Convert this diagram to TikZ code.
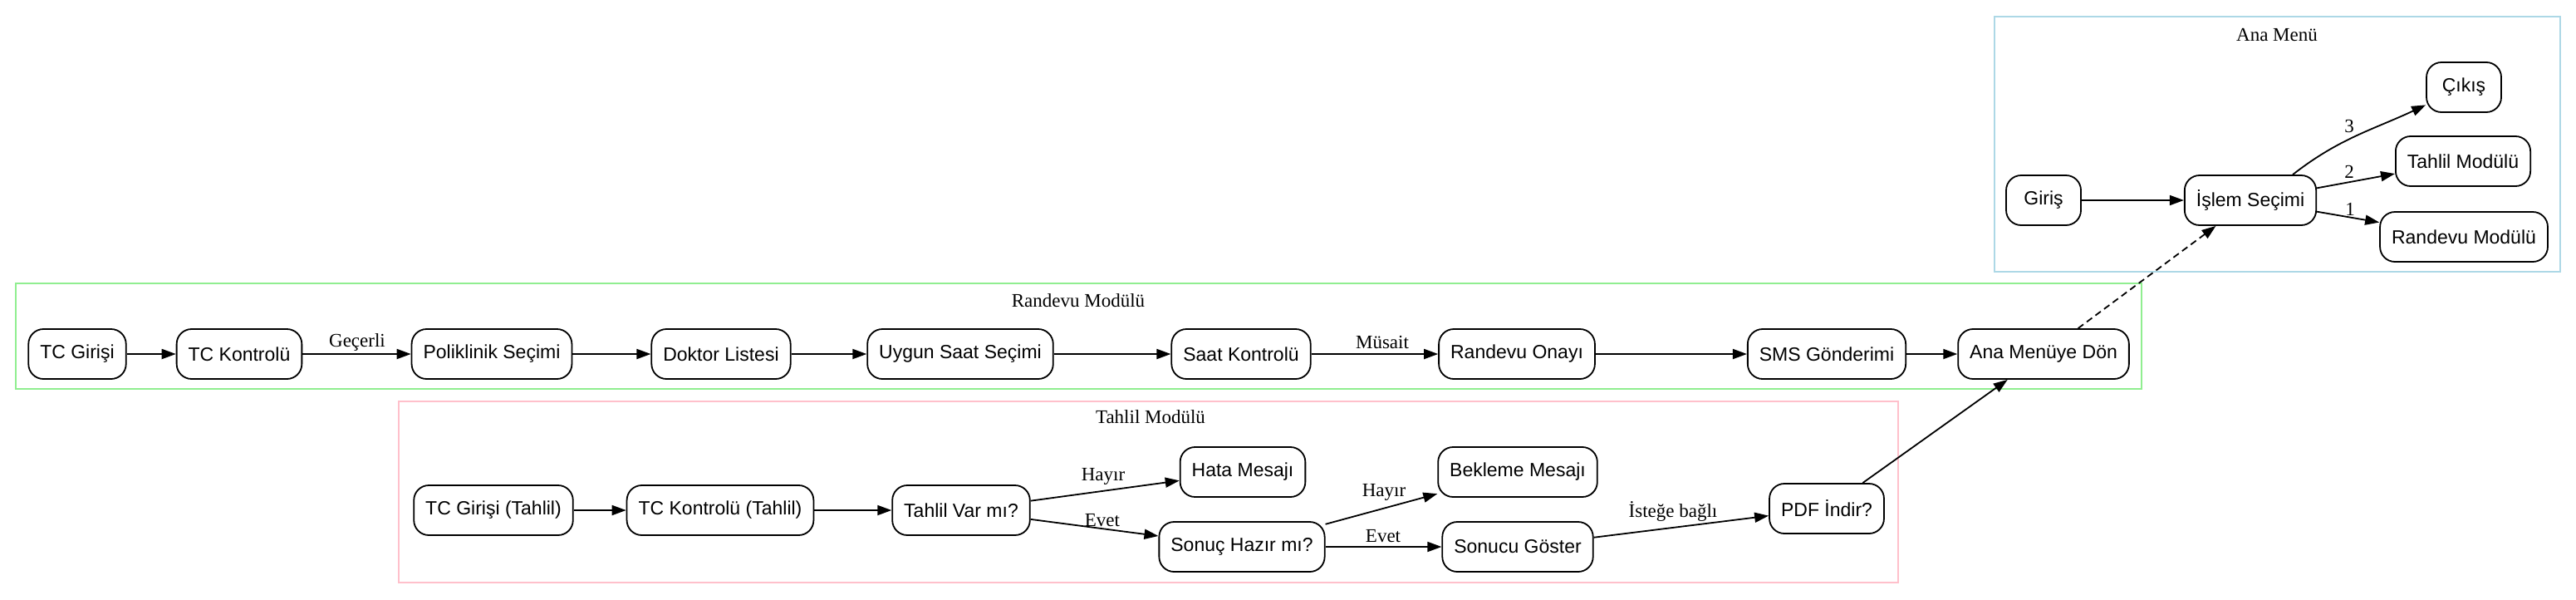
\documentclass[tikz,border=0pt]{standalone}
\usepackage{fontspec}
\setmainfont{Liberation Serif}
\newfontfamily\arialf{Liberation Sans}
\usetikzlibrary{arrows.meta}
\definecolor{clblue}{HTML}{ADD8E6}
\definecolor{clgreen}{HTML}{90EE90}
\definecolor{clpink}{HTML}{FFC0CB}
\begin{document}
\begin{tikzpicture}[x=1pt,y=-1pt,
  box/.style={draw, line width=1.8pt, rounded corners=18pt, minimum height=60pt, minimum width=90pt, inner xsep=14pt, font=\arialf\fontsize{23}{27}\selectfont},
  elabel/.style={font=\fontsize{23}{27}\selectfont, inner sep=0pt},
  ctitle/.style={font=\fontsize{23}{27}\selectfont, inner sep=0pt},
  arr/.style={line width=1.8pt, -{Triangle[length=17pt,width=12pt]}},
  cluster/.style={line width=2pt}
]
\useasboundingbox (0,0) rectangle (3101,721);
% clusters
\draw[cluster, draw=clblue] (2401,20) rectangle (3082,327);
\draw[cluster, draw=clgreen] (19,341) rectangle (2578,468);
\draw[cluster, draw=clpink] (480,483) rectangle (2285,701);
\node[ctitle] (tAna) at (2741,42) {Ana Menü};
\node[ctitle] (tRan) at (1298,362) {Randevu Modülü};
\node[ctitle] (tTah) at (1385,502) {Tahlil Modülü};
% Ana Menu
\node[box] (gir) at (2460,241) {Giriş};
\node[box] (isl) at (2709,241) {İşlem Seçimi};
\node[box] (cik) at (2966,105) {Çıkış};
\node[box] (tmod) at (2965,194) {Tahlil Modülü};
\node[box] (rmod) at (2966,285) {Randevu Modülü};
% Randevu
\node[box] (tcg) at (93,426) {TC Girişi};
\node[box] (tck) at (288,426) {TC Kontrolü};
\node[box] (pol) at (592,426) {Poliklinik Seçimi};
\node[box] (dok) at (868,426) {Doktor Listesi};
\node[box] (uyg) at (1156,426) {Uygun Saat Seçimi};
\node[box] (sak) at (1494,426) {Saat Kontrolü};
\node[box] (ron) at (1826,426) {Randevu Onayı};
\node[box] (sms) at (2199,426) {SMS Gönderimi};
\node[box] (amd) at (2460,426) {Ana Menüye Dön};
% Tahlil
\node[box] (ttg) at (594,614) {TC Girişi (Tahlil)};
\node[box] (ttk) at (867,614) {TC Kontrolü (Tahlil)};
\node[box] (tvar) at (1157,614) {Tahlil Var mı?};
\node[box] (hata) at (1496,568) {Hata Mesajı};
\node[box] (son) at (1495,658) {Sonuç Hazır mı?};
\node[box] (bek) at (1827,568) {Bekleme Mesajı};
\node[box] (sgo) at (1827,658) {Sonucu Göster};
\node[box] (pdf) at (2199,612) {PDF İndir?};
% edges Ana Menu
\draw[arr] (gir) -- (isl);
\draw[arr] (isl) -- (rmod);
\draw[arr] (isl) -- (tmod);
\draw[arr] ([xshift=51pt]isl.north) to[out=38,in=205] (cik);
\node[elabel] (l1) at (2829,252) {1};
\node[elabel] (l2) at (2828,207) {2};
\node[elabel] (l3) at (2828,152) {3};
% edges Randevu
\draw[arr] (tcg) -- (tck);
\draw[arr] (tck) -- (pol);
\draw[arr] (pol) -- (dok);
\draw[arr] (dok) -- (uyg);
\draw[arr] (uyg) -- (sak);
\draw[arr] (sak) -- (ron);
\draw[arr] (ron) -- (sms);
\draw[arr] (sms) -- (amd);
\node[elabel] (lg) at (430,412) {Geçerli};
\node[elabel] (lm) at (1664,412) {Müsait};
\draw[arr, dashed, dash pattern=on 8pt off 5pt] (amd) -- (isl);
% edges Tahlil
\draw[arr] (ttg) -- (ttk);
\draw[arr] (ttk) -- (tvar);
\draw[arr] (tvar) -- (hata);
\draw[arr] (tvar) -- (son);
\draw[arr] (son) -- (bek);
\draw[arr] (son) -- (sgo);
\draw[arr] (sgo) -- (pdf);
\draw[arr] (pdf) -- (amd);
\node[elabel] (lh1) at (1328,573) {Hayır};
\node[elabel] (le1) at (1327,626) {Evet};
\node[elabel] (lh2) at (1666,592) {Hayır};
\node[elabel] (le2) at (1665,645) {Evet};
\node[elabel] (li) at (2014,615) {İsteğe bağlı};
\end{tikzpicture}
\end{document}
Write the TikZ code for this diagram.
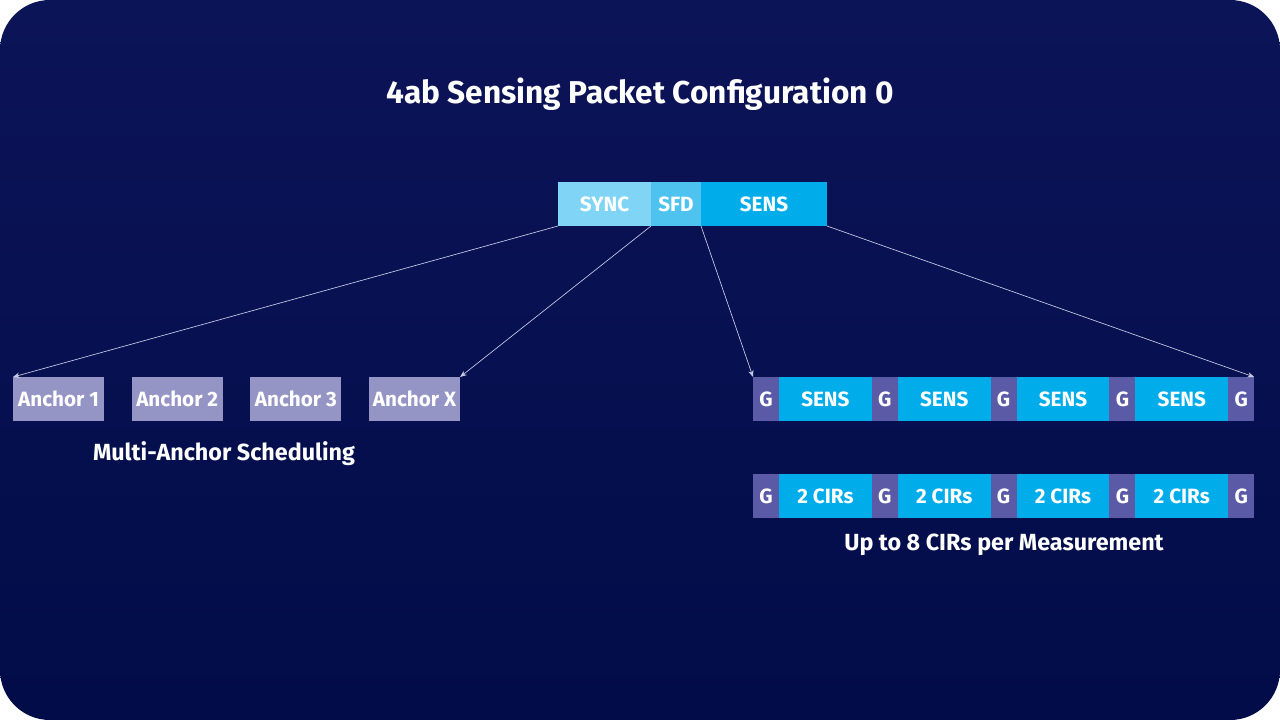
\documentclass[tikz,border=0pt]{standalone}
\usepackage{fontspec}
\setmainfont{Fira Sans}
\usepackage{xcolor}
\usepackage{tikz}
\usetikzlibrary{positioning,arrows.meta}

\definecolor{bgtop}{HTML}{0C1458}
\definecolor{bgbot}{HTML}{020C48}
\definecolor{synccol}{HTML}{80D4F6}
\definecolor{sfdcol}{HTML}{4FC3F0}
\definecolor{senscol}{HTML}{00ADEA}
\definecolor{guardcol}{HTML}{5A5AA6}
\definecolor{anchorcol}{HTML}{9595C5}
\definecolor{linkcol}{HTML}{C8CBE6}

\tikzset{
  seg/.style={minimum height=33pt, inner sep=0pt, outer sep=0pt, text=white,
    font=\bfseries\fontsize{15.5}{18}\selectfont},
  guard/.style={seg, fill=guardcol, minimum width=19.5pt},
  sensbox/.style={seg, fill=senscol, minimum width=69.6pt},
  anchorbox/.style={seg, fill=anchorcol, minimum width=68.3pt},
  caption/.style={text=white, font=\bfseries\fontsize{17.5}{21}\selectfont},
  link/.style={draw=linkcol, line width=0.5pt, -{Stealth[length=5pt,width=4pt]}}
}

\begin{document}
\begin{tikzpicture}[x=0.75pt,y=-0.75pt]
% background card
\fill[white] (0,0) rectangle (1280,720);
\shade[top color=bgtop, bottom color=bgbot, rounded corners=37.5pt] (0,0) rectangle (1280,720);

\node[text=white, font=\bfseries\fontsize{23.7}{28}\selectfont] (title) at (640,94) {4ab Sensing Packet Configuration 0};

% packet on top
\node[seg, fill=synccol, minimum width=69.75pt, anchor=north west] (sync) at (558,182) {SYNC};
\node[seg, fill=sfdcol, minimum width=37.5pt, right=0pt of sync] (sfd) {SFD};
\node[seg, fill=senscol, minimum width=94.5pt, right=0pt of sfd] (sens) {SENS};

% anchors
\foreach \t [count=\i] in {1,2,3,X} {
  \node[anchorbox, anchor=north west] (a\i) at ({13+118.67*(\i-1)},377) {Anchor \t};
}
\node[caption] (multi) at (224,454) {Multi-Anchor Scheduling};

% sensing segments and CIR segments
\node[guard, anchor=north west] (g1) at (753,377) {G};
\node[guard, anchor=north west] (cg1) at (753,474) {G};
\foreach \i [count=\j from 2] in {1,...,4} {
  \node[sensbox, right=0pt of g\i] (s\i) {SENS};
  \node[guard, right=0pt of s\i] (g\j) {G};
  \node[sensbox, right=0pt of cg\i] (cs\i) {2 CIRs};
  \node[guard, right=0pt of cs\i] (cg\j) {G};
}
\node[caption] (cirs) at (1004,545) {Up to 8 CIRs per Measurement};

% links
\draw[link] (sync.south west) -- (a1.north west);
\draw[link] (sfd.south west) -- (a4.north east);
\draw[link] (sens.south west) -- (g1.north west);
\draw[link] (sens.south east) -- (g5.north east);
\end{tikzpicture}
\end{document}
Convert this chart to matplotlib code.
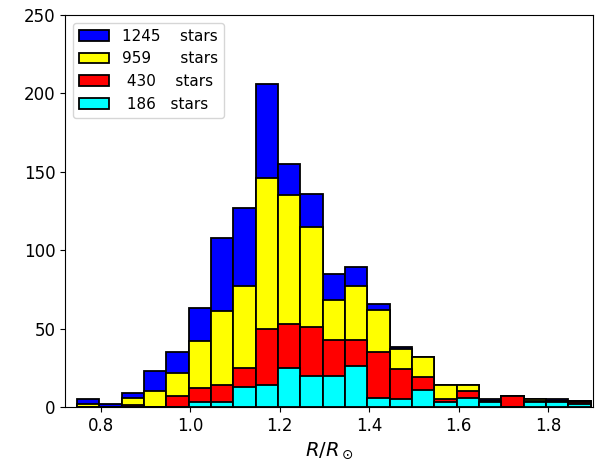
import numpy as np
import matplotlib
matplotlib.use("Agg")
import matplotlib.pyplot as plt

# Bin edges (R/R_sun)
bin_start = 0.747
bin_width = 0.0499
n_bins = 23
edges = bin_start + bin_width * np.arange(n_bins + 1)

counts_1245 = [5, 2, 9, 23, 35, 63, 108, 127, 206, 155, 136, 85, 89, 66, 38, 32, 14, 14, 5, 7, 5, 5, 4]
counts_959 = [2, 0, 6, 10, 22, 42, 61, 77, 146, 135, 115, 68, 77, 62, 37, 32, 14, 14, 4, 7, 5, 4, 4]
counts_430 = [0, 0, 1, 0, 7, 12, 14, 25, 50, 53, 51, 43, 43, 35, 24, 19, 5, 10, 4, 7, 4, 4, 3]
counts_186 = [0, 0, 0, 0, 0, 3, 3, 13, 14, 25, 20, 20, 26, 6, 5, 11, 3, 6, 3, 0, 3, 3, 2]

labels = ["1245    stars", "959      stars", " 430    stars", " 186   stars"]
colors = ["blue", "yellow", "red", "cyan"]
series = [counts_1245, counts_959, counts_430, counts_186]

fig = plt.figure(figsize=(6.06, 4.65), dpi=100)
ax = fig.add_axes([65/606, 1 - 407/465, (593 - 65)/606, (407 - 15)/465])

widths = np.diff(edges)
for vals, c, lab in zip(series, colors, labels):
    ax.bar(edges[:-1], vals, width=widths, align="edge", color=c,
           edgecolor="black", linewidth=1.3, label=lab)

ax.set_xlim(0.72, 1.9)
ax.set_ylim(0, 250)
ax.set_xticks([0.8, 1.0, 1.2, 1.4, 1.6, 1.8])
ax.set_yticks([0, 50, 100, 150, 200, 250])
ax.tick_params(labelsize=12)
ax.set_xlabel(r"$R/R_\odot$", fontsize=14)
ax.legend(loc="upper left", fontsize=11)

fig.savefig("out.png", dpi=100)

····················

GOAL: What lines above run from the one with "Convert this chart to matplotlib code." to the one with "edges = bin_start"? Give them again exactly, ends included, and leave the pictures out.

REPLY TO THE TASK:
Convert this chart to matplotlib code.
import numpy as np
import matplotlib
matplotlib.use("Agg")
import matplotlib.pyplot as plt

# Bin edges (R/R_sun)
bin_start = 0.747
bin_width = 0.0499
n_bins = 23
edges = bin_start + bin_width * np.arange(n_bins + 1)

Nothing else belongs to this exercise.